- _Aim_
From the line with "Reproduce this chart" to the line with "11.5, 12.0, 12.5];", both lines included, set down exactly those lines, please, and no others.

Code that draws figures:
*-*-*
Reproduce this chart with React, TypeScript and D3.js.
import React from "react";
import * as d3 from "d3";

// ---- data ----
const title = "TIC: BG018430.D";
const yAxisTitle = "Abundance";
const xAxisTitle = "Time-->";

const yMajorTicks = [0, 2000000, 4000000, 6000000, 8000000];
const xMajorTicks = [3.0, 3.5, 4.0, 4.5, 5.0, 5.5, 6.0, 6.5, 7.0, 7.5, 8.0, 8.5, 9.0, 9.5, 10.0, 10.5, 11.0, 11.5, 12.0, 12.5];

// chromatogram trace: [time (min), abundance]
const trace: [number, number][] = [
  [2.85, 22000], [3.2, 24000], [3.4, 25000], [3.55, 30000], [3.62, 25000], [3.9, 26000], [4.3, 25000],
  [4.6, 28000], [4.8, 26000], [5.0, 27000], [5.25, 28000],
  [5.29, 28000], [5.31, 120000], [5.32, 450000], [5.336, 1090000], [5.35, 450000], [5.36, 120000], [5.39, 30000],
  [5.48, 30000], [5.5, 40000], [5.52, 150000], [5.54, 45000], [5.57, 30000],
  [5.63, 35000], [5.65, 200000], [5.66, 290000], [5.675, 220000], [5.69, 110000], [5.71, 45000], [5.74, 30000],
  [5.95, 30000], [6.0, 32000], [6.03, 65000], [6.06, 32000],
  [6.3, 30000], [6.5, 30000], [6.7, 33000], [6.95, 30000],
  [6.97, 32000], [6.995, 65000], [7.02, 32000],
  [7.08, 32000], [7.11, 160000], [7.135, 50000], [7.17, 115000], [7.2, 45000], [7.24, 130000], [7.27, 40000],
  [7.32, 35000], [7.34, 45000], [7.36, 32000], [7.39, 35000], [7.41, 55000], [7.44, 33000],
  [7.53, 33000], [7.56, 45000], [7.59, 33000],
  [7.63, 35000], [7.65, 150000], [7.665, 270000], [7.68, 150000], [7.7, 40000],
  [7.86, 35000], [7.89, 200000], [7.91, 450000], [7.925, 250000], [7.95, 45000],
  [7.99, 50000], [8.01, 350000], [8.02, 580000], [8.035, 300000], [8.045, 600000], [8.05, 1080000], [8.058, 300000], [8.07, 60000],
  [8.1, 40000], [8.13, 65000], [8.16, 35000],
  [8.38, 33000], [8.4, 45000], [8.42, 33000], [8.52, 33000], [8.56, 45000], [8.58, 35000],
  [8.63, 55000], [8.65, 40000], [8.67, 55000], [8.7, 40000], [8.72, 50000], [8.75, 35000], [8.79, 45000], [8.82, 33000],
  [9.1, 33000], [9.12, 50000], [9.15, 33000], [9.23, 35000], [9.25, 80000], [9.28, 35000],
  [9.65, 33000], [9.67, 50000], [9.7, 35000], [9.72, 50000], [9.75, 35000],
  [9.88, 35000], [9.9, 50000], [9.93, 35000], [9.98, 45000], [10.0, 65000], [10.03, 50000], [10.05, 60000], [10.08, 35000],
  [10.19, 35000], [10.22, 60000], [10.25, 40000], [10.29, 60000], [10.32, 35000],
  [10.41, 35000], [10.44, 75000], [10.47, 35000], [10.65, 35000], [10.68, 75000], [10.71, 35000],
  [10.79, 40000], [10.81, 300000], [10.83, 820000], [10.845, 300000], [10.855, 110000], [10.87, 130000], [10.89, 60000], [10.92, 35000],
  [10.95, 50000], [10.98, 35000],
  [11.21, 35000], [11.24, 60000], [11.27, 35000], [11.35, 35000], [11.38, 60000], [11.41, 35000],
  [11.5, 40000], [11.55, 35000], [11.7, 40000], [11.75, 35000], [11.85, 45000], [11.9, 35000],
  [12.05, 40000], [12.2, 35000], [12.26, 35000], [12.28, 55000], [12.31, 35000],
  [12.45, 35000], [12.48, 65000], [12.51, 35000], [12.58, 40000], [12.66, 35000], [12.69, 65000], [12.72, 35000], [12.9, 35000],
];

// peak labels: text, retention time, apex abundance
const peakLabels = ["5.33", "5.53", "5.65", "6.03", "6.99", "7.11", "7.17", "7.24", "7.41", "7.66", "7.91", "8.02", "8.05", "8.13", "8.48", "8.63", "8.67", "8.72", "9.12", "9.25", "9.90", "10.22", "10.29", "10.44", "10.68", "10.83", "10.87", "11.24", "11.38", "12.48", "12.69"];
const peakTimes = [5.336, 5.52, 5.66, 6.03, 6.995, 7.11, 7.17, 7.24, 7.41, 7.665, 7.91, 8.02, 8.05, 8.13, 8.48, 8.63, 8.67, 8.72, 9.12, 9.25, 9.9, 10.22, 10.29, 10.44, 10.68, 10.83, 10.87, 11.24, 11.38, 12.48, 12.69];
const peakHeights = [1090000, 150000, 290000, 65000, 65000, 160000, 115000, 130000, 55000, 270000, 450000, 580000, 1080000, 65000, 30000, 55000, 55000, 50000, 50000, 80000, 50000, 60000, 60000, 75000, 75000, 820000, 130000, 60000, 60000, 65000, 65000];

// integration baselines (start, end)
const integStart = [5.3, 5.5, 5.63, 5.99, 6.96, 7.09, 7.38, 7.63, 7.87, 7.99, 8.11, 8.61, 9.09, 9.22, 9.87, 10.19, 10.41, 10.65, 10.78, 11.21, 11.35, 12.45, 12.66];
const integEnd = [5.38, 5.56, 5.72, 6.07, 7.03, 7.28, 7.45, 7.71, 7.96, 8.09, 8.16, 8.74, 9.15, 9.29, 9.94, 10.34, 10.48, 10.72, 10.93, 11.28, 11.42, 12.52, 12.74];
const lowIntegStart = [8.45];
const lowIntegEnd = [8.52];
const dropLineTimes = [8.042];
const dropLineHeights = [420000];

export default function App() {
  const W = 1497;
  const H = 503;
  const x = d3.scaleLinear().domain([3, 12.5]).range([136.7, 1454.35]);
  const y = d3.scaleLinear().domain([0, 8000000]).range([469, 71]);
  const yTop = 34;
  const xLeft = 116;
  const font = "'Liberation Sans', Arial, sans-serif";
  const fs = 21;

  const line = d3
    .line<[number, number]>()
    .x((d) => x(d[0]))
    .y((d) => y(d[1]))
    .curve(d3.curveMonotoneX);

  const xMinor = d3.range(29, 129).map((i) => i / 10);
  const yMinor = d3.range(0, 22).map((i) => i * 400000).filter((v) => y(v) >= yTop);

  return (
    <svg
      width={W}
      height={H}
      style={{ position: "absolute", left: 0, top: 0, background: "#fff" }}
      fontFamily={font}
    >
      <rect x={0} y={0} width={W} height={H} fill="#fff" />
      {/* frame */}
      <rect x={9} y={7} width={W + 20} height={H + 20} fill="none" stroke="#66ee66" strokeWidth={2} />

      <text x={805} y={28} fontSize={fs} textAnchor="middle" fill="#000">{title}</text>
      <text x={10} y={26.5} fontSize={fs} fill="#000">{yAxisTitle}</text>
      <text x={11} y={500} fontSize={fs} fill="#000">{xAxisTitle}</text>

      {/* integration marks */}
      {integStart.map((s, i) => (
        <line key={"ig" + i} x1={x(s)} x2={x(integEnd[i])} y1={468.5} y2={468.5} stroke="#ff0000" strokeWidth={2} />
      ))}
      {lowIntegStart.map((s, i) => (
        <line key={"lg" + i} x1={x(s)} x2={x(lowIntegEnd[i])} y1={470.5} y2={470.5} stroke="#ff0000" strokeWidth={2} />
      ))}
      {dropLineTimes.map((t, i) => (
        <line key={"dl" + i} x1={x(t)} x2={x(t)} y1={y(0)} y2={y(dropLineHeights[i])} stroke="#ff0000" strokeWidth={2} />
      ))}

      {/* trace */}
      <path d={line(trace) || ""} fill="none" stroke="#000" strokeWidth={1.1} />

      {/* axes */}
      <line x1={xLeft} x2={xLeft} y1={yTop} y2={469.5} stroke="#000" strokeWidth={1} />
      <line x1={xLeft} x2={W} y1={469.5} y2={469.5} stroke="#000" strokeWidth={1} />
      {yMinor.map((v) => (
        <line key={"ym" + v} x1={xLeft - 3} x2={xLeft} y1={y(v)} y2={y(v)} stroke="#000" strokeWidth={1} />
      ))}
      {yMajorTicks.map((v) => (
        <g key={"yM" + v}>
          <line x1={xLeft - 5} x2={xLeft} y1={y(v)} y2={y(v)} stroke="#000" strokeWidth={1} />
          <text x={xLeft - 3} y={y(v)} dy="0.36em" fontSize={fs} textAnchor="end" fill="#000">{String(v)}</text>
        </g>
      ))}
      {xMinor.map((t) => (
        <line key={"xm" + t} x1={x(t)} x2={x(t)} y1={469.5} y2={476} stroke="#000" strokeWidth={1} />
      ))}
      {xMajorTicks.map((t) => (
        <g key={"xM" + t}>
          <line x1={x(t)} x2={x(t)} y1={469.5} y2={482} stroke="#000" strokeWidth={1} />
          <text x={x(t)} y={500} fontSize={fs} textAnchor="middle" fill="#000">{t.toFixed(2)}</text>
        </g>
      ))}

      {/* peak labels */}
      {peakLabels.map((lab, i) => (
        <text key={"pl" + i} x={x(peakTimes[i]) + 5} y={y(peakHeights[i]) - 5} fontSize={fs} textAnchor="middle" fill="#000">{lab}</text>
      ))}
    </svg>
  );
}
*-*-*
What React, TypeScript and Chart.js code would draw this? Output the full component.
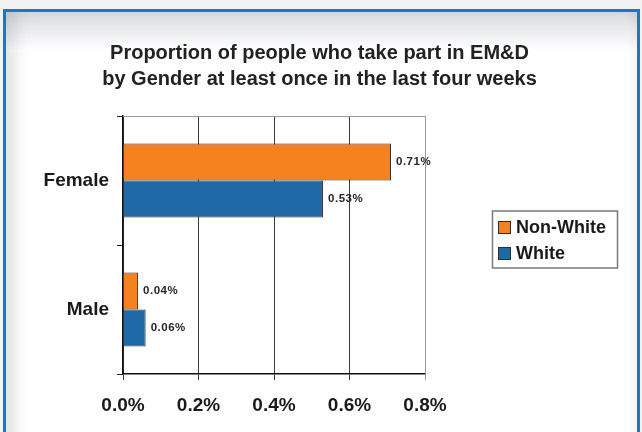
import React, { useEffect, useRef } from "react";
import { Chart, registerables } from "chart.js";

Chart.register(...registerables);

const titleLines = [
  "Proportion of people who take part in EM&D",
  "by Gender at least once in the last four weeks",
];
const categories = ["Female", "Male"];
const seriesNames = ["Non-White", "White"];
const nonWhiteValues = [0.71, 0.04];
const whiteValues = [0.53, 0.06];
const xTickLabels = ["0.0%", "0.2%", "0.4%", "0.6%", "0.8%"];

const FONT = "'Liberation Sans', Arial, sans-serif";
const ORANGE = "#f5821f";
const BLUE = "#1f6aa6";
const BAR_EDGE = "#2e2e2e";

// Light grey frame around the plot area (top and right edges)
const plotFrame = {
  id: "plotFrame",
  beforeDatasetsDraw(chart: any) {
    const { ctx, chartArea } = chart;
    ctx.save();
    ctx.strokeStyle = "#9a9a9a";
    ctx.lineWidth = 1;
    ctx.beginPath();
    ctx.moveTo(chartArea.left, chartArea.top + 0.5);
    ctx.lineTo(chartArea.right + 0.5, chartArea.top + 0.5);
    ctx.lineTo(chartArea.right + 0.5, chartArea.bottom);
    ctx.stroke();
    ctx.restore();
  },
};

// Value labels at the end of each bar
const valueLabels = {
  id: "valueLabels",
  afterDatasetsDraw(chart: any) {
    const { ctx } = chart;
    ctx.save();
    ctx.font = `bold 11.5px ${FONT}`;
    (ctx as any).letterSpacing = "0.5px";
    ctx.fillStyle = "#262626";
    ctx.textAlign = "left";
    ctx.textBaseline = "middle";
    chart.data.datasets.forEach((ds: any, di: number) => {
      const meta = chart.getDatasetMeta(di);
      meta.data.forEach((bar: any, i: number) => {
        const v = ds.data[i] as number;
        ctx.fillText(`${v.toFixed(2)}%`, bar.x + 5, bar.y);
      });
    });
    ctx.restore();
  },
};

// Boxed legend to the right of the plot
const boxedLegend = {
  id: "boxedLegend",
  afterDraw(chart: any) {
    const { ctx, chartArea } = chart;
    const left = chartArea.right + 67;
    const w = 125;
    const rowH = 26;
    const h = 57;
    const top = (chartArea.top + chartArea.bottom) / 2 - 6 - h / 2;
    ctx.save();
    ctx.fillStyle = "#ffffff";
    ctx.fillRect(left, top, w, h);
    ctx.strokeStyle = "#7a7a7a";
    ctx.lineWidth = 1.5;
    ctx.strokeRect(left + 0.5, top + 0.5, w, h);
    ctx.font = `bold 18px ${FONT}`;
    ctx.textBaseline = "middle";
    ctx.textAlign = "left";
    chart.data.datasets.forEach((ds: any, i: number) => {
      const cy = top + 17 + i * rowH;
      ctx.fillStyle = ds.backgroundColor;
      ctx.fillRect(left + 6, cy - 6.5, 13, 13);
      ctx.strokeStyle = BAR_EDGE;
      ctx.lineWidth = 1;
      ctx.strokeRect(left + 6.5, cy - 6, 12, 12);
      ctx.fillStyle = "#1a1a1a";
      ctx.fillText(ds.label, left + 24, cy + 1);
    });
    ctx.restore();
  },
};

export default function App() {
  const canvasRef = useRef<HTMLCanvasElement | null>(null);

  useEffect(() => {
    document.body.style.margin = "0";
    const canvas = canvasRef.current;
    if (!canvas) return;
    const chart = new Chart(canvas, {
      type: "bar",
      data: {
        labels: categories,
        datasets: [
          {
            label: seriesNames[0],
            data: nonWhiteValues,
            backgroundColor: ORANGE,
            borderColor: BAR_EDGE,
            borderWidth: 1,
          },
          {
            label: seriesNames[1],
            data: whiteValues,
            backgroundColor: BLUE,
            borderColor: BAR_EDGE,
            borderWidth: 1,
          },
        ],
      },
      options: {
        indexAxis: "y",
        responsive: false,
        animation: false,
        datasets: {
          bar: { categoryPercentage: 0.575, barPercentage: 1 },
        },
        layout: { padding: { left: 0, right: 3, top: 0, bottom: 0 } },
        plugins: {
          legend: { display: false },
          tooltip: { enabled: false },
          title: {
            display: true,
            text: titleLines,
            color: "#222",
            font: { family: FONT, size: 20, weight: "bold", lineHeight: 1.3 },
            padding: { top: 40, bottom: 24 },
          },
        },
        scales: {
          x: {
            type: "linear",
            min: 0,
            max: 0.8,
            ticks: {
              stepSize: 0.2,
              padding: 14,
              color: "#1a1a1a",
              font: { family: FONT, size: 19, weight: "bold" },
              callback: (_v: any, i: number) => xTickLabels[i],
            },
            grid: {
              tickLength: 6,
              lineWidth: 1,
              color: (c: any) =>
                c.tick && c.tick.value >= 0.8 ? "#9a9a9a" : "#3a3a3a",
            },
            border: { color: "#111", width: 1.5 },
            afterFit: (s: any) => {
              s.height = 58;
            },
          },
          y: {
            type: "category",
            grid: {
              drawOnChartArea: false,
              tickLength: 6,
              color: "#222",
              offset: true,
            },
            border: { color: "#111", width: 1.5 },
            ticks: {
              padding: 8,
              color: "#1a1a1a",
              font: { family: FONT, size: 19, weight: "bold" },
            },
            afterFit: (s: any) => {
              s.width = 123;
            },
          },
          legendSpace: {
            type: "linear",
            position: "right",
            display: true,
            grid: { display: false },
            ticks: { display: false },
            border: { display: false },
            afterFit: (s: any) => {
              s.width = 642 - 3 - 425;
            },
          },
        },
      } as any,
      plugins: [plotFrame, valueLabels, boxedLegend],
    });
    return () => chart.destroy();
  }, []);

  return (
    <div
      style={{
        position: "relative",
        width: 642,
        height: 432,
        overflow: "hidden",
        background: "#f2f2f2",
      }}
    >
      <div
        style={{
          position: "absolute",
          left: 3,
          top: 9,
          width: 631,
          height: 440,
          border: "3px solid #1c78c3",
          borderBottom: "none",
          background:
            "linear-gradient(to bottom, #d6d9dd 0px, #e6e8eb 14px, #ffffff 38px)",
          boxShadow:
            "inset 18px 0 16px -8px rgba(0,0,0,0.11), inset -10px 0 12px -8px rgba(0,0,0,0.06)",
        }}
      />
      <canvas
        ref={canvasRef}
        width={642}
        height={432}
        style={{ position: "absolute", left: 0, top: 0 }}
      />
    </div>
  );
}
*-*-*
- _Result of this task_
Reproduce this chart with React, TypeScript and D3.js.
import React from "react";
import * as d3 from "d3";

// ---- data ----
const title = "TIC: BG018430.D";
const yAxisTitle = "Abundance";
const xAxisTitle = "Time-->";

const yMajorTicks = [0, 2000000, 4000000, 6000000, 8000000];
const xMajorTicks = [3.0, 3.5, 4.0, 4.5, 5.0, 5.5, 6.0, 6.5, 7.0, 7.5, 8.0, 8.5, 9.0, 9.5, 10.0, 10.5, 11.0, 11.5, 12.0, 12.5];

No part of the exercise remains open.